▼▼▼

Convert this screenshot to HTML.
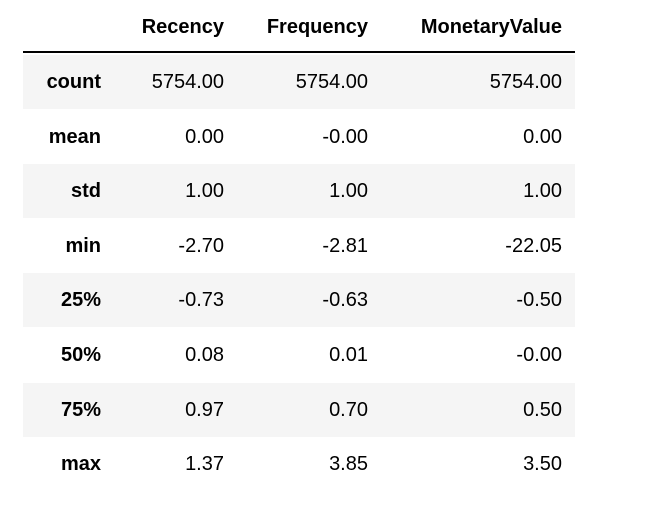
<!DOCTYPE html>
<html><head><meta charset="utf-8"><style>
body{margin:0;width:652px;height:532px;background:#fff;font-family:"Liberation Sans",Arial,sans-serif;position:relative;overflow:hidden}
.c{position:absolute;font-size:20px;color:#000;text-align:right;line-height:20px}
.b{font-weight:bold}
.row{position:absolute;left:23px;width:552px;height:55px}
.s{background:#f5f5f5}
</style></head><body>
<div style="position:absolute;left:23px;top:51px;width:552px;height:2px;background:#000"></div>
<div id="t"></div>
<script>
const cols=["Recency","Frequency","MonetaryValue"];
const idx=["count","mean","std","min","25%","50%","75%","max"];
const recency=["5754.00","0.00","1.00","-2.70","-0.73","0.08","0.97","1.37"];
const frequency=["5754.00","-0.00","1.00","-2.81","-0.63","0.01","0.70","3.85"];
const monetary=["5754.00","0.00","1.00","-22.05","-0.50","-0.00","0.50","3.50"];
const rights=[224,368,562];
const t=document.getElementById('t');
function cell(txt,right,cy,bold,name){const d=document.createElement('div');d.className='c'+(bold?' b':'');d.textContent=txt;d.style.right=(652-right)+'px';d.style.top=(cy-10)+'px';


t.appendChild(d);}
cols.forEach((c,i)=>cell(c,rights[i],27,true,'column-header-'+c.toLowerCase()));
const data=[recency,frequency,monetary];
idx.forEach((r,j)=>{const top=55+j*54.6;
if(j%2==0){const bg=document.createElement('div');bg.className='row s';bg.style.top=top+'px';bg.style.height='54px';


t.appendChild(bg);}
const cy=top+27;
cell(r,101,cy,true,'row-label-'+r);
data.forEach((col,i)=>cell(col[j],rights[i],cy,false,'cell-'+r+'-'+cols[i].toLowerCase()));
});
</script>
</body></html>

▲▲▲
▼▼▼

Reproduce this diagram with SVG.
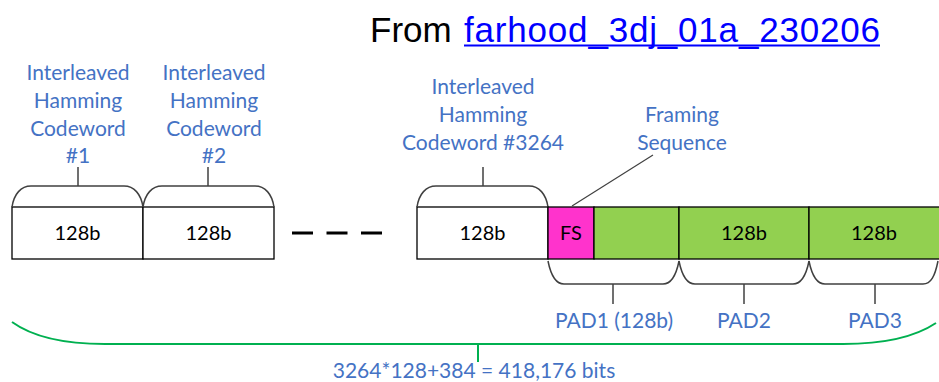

▲▲▲

> **REQUEST**
Copy every line that includes the string "this" from the material above.

> **RESULT BELOW**
Convert this screenshot to HTML.
Reproduce this diagram with SVG.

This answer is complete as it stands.